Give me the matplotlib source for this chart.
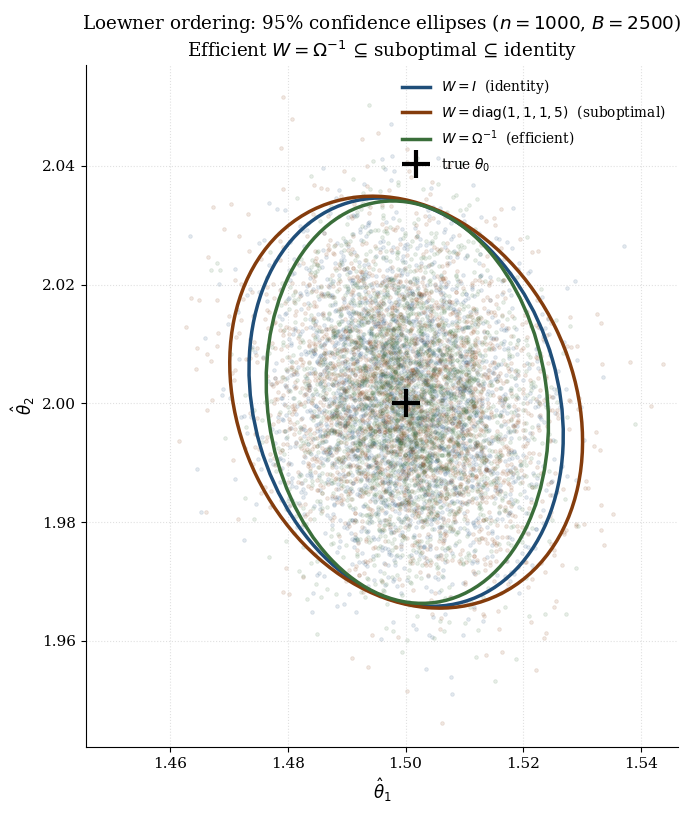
import numpy as np
import matplotlib.pyplot as plt
from matplotlib.patches import Ellipse

plt.rcParams['font.family'] = 'DejaVu Serif'
plt.rcParams['mathtext.fontset'] = 'dejavusans'

# true parameter and bootstrap setup
theta0 = [1.50, 2.00]
n_obs = 1000
B = 2500

# estimated means / covariances (read off the ellipses) per weighting matrix
labels = [r'$W = I$  (identity)',
          r'$W = \mathrm{diag}(1,1,1,5)$  (suboptimal)',
          r'$W = \Omega^{-1}$  (efficient)']
colors = ['#1f4e79', '#843c0c', '#3a6e3a']
means = [[1.5001, 2.0002], [1.5001, 2.0002], [1.5003, 2.0002]]
covs = [[[1.19e-4, -2.5e-5], [-2.5e-5, 1.975e-4]],
        [[1.50e-4, -3.3e-5], [-3.3e-5, 2.01e-4]],
        [[0.96e-4, -1.4e-5], [-1.4e-5, 1.918e-4]]]

chi2_95 = 5.991

fig = plt.figure(figsize=(6.92, 8.13), dpi=100)
ax = fig.add_axes([0.1243, 0.0812, 0.8555, 0.8388])

# bootstrap clouds (simulated draws from each estimator's sampling distribution)
rng = np.random.default_rng(7)
for m, S, c in zip(means, covs, colors):
    pts = rng.multivariate_normal(m, S, size=B)
    ax.scatter(pts[:, 0], pts[:, 1], s=7, color=c, alpha=0.12, lw=0.6)

# confidence ellipses
for m, S, c, lab in zip(means, covs, colors, labels):
    vals, vecs = np.linalg.eigh(np.array(S))
    order = vals.argsort()[::-1]
    vals, vecs = vals[order], vecs[:, order]
    ang = np.degrees(np.arctan2(vecs[1, 0], vecs[0, 0]))
    w, h = 2 * np.sqrt(chi2_95 * vals)
    e = Ellipse(m, w, h, angle=ang, fill=False, ec=c, lw=2.5, zorder=4)
    ax.add_patch(e)
    ax.plot([], [], color=c, lw=2.5, label=lab)

ax.plot(theta0[0], theta0[1], '+', color='black', ms=20, mew=3, zorder=5,
        label=r'true $\theta_0$')

ax.set_xlim(1.4457, 1.5463)
ax.set_ylim(1.9421, 2.057)
ax.set_xticks([1.46, 1.48, 1.50, 1.52, 1.54])
ax.set_yticks([1.96, 1.98, 2.00, 2.02, 2.04])
ax.tick_params(labelsize=11)
ax.grid(True, ls=':', color='#cccccc', lw=0.8, alpha=0.6)
ax.spines['top'].set_visible(False)
ax.spines['right'].set_visible(False)

ax.set_xlabel(r'$\hat{\theta}_1$', fontsize=12)
ax.set_ylabel(r'$\hat{\theta}_2$', fontsize=12)
ax.set_title(f'Loewner ordering: 95% confidence ellipses ($n = {n_obs}$, $B = {B}$)\n'
             'Efficient $W = \\Omega^{-1}$ ⊆ suboptimal ⊆ identity',
             fontsize=13.2)
ax.legend(loc='upper right', frameon=False, fontsize=9.9, labelspacing=0.5)

fig.savefig('out.png', dpi=100)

++++++

# AIM
Reproduce each line word for word and drop the pictures.

# EXERCISE OUTPUT
Give me the matplotlib source for this chart.
import numpy as np
import matplotlib.pyplot as plt
from matplotlib.patches import Ellipse

plt.rcParams['font.family'] = 'DejaVu Serif'
plt.rcParams['mathtext.fontset'] = 'dejavusans'

# true parameter and bootstrap setup
theta0 = [1.50, 2.00]
n_obs = 1000
B = 2500

# estimated means / covariances (read off the ellipses) per weighting matrix
labels = [r'$W = I$  (identity)',
          r'$W = \mathrm{diag}(1,1,1,5)$  (suboptimal)',
          r'$W = \Omega^{-1}$  (efficient)']
colors = ['#1f4e79', '#843c0c', '#3a6e3a']
means = [[1.5001, 2.0002], [1.5001, 2.0002], [1.5003, 2.0002]]
covs = [[[1.19e-4, -2.5e-5], [-2.5e-5, 1.975e-4]],
        [[1.50e-4, -3.3e-5], [-3.3e-5, 2.01e-4]],
        [[0.96e-4, -1.4e-5], [-1.4e-5, 1.918e-4]]]

chi2_95 = 5.991

fig = plt.figure(figsize=(6.92, 8.13), dpi=100)
ax = fig.add_axes([0.1243, 0.0812, 0.8555, 0.8388])

# bootstrap clouds (simulated draws from each estimator's sampling distribution)
rng = np.random.default_rng(7)
for m, S, c in zip(means, covs, colors):
    pts = rng.multivariate_normal(m, S, size=B)
    ax.scatter(pts[:, 0], pts[:, 1], s=7, color=c, alpha=0.12, lw=0.6)

# confidence ellipses
for m, S, c, lab in zip(means, covs, colors, labels):
    vals, vecs = np.linalg.eigh(np.array(S))
    order = vals.argsort()[::-1]
    vals, vecs = vals[order], vecs[:, order]
    ang = np.degrees(np.arctan2(vecs[1, 0], vecs[0, 0]))
    w, h = 2 * np.sqrt(chi2_95 * vals)
    e = Ellipse(m, w, h, angle=ang, fill=False, ec=c, lw=2.5, zorder=4)
    ax.add_patch(e)
    ax.plot([], [], color=c, lw=2.5, label=lab)

ax.plot(theta0[0], theta0[1], '+', color='black', ms=20, mew=3, zorder=5,
        label=r'true $\theta_0$')

ax.set_xlim(1.4457, 1.5463)
ax.set_ylim(1.9421, 2.057)
ax.set_xticks([1.46, 1.48, 1.50, 1.52, 1.54])
ax.set_yticks([1.96, 1.98, 2.00, 2.02, 2.04])
ax.tick_params(labelsize=11)
ax.grid(True, ls=':', color='#cccccc', lw=0.8, alpha=0.6)
ax.spines['top'].set_visible(False)
ax.spines['right'].set_visible(False)

ax.set_xlabel(r'$\hat{\theta}_1$', fontsize=12)
ax.set_ylabel(r'$\hat{\theta}_2$', fontsize=12)
ax.set_title(f'Loewner ordering: 95% confidence ellipses ($n = {n_obs}$, $B = {B}$)\n'
             'Efficient $W = \\Omega^{-1}$ ⊆ suboptimal ⊆ identity',
             fontsize=13.2)
ax.legend(loc='upper right', frameon=False, fontsize=9.9, labelspacing=0.5)

fig.savefig('out.png', dpi=100)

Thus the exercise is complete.